EXERCISE AIM → Please write out the material that follows, exactly as it stands.

━━━

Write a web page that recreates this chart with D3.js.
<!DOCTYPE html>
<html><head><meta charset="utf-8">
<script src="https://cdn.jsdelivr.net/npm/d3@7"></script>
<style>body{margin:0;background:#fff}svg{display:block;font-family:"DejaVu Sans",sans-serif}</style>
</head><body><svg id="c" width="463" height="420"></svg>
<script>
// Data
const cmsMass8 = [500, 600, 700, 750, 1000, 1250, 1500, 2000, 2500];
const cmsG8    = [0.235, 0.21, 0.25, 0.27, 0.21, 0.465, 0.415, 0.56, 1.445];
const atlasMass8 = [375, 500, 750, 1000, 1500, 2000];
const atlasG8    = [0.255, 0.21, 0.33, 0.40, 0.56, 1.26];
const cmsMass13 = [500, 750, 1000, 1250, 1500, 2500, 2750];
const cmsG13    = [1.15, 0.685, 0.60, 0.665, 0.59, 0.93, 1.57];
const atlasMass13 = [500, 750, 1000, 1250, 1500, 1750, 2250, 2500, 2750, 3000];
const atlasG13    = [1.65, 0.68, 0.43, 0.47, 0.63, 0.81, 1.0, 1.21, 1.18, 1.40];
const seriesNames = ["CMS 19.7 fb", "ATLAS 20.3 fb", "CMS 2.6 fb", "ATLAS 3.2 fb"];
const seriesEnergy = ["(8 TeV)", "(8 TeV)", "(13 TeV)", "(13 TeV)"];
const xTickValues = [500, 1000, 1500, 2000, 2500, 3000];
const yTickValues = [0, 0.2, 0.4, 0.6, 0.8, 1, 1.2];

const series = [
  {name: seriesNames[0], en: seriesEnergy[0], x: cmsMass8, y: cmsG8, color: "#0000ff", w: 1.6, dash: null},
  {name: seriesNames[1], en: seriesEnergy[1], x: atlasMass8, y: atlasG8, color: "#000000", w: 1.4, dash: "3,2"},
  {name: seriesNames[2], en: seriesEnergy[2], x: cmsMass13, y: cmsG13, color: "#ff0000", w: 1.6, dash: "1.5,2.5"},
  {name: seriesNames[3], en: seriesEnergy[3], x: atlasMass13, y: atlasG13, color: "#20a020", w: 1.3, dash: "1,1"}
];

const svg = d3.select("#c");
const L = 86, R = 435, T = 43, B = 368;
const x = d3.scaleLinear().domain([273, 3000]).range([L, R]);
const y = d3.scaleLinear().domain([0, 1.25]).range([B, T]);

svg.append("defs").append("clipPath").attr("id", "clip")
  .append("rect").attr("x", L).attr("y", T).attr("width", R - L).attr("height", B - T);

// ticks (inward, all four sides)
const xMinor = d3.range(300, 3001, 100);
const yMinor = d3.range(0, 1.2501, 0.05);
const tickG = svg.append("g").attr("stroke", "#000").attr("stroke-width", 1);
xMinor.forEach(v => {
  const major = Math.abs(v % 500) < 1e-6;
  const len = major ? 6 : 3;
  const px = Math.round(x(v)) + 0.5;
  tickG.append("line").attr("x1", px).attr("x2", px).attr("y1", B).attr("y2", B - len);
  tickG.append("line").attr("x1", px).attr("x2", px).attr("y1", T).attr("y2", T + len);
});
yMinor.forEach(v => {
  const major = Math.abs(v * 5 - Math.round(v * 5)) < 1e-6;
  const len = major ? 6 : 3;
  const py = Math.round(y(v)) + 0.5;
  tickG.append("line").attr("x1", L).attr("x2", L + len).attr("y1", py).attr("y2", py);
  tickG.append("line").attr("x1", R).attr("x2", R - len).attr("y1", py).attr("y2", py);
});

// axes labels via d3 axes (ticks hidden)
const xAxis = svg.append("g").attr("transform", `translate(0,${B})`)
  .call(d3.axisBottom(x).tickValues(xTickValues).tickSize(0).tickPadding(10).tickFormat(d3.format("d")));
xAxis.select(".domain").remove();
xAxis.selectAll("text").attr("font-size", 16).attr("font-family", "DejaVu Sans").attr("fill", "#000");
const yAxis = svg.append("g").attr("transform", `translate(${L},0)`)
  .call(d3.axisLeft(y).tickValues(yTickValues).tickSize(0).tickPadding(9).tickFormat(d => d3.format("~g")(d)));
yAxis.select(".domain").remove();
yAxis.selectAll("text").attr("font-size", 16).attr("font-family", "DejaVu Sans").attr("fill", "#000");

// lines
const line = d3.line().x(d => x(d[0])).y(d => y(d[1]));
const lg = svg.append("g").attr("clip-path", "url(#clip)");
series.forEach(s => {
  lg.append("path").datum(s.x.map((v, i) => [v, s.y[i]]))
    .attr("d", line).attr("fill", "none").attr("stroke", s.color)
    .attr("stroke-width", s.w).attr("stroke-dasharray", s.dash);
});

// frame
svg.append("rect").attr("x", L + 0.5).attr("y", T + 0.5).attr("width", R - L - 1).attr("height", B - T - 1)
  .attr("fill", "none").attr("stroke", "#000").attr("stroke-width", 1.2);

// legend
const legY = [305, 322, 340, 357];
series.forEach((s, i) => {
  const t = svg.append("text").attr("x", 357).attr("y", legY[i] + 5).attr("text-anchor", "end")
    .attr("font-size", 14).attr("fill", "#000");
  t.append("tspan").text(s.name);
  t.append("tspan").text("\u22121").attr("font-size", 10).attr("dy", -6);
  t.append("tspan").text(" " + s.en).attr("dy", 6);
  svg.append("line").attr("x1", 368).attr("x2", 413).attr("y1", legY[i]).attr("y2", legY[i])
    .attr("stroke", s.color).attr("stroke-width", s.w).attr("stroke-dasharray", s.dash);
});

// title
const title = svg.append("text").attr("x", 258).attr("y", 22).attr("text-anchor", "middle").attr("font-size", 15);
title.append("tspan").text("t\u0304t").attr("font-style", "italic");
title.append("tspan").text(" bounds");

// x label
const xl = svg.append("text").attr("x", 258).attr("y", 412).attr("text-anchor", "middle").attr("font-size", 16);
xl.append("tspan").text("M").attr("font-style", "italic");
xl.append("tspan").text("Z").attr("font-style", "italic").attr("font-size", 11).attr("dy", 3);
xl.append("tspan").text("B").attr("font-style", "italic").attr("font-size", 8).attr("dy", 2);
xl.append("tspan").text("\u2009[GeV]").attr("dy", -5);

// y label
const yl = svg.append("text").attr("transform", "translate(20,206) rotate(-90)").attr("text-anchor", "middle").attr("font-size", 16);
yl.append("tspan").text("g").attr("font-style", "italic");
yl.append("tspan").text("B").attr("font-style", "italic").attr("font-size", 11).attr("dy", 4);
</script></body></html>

━━━

OUTPUT FOR THIS TASK →
Write a web page that recreates this chart with D3.js.
<!DOCTYPE html>
<html><head><meta charset="utf-8">
<script src="https://cdn.jsdelivr.net/npm/d3@7"></script>
<style>body{margin:0;background:#fff}svg{display:block;font-family:"DejaVu Sans",sans-serif}</style>
</head><body><svg id="c" width="463" height="420"></svg>
<script>
// Data
const cmsMass8 = [500, 600, 700, 750, 1000, 1250, 1500, 2000, 2500];
const cmsG8    = [0.235, 0.21, 0.25, 0.27, 0.21, 0.465, 0.415, 0.56, 1.445];
const atlasMass8 = [375, 500, 750, 1000, 1500, 2000];
const atlasG8    = [0.255, 0.21, 0.33, 0.40, 0.56, 1.26];
const cmsMass13 = [500, 750, 1000, 1250, 1500, 2500, 2750];
const cmsG13    = [1.15, 0.685, 0.60, 0.665, 0.59, 0.93, 1.57];
const atlasMass13 = [500, 750, 1000, 1250, 1500, 1750, 2250, 2500, 2750, 3000];
const atlasG13    = [1.65, 0.68, 0.43, 0.47, 0.63, 0.81, 1.0, 1.21, 1.18, 1.40];
const seriesNames = ["CMS 19.7 fb", "ATLAS 20.3 fb", "CMS 2.6 fb", "ATLAS 3.2 fb"];
const seriesEnergy = ["(8 TeV)", "(8 TeV)", "(13 TeV)", "(13 TeV)"];
const xTickValues = [500, 1000, 1500, 2000, 2500, 3000];
const yTickValues = [0, 0.2, 0.4, 0.6, 0.8, 1, 1.2];

const series = [
  {name: seriesNames[0], en: seriesEnergy[0], x: cmsMass8, y: cmsG8, color: "#0000ff", w: 1.6, dash: null},
  {name: seriesNames[1], en: seriesEnergy[1], x: atlasMass8, y: atlasG8, color: "#000000", w: 1.4, dash: "3,2"},
  {name: seriesNames[2], en: seriesEnergy[2], x: cmsMass13, y: cmsG13, color: "#ff0000", w: 1.6, dash: "1.5,2.5"},
  {name: seriesNames[3], en: seriesEnergy[3], x: atlasMass13, y: atlasG13, color: "#20a020", w: 1.3, dash: "1,1"}
];

const svg = d3.select("#c");
const L = 86, R = 435, T = 43, B = 368;
const x = d3.scaleLinear().domain([273, 3000]).range([L, R]);
const y = d3.scaleLinear().domain([0, 1.25]).range([B, T]);

svg.append("defs").append("clipPath").attr("id", "clip")
  .append("rect").attr("x", L).attr("y", T).attr("width", R - L).attr("height", B - T);

// ticks (inward, all four sides)
const xMinor = d3.range(300, 3001, 100);
const yMinor = d3.range(0, 1.2501, 0.05);
const tickG = svg.append("g").attr("stroke", "#000").attr("stroke-width", 1);
xMinor.forEach(v => {
  const major = Math.abs(v % 500) < 1e-6;
  const len = major ? 6 : 3;
  const px = Math.round(x(v)) + 0.5;
  tickG.append("line").attr("x1", px).attr("x2", px).attr("y1", B).attr("y2", B - len);
  tickG.append("line").attr("x1", px).attr("x2", px).attr("y1", T).attr("y2", T + len);
});
yMinor.forEach(v => {
  const major = Math.abs(v * 5 - Math.round(v * 5)) < 1e-6;
  const len = major ? 6 : 3;
  const py = Math.round(y(v)) + 0.5;
  tickG.append("line").attr("x1", L).attr("x2", L + len).attr("y1", py).attr("y2", py);
  tickG.append("line").attr("x1", R).attr("x2", R - len).attr("y1", py).attr("y2", py);
});

// axes labels via d3 axes (ticks hidden)
const xAxis = svg.append("g").attr("transform", `translate(0,${B})`)
  .call(d3.axisBottom(x).tickValues(xTickValues).tickSize(0).tickPadding(10).tickFormat(d3.format("d")));
xAxis.select(".domain").remove();
xAxis.selectAll("text").attr("font-size", 16).attr("font-family", "DejaVu Sans").attr("fill", "#000");
const yAxis = svg.append("g").attr("transform", `translate(${L},0)`)
  .call(d3.axisLeft(y).tickValues(yTickValues).tickSize(0).tickPadding(9).tickFormat(d => d3.format("~g")(d)));
yAxis.select(".domain").remove();
yAxis.selectAll("text").attr("font-size", 16).attr("font-family", "DejaVu Sans").attr("fill", "#000");

// lines
const line = d3.line().x(d => x(d[0])).y(d => y(d[1]));
const lg = svg.append("g").attr("clip-path", "url(#clip)");
series.forEach(s => {
  lg.append("path").datum(s.x.map((v, i) => [v, s.y[i]]))
    .attr("d", line).attr("fill", "none").attr("stroke", s.color)
    .attr("stroke-width", s.w).attr("stroke-dasharray", s.dash);
});

// frame
svg.append("rect").attr("x", L + 0.5).attr("y", T + 0.5).attr("width", R - L - 1).attr("height", B - T - 1)
  .attr("fill", "none").attr("stroke", "#000").attr("stroke-width", 1.2);

// legend
const legY = [305, 322, 340, 357];
series.forEach((s, i) => {
  const t = svg.append("text").attr("x", 357).attr("y", legY[i] + 5).attr("text-anchor", "end")
    .attr("font-size", 14).attr("fill", "#000");
  t.append("tspan").text(s.name);
  t.append("tspan").text("\u22121").attr("font-size", 10).attr("dy", -6);
  t.append("tspan").text(" " + s.en).attr("dy", 6);
  svg.append("line").attr("x1", 368).attr("x2", 413).attr("y1", legY[i]).attr("y2", legY[i])
    .attr("stroke", s.color).attr("stroke-width", s.w).attr("stroke-dasharray", s.dash);
});

// title
const title = svg.append("text").attr("x", 258).attr("y", 22).attr("text-anchor", "middle").attr("font-size", 15);
title.append("tspan").text("t\u0304t").attr("font-style", "italic");
title.append("tspan").text(" bounds");

// x label
const xl = svg.append("text").attr("x", 258).attr("y", 412).attr("text-anchor", "middle").attr("font-size", 16);
xl.append("tspan").text("M").attr("font-style", "italic");
xl.append("tspan").text("Z").attr("font-style", "italic").attr("font-size", 11).attr("dy", 3);
xl.append("tspan").text("B").attr("font-style", "italic").attr("font-size", 8).attr("dy", 2);
xl.append("tspan").text("\u2009[GeV]").attr("dy", -5);

// y label
const yl = svg.append("text").attr("transform", "translate(20,206) rotate(-90)").attr("text-anchor", "middle").attr("font-size", 16);
yl.append("tspan").text("g").attr("font-style", "italic");
yl.append("tspan").text("B").attr("font-style", "italic").attr("font-size", 11).attr("dy", 4);
</script></body></html>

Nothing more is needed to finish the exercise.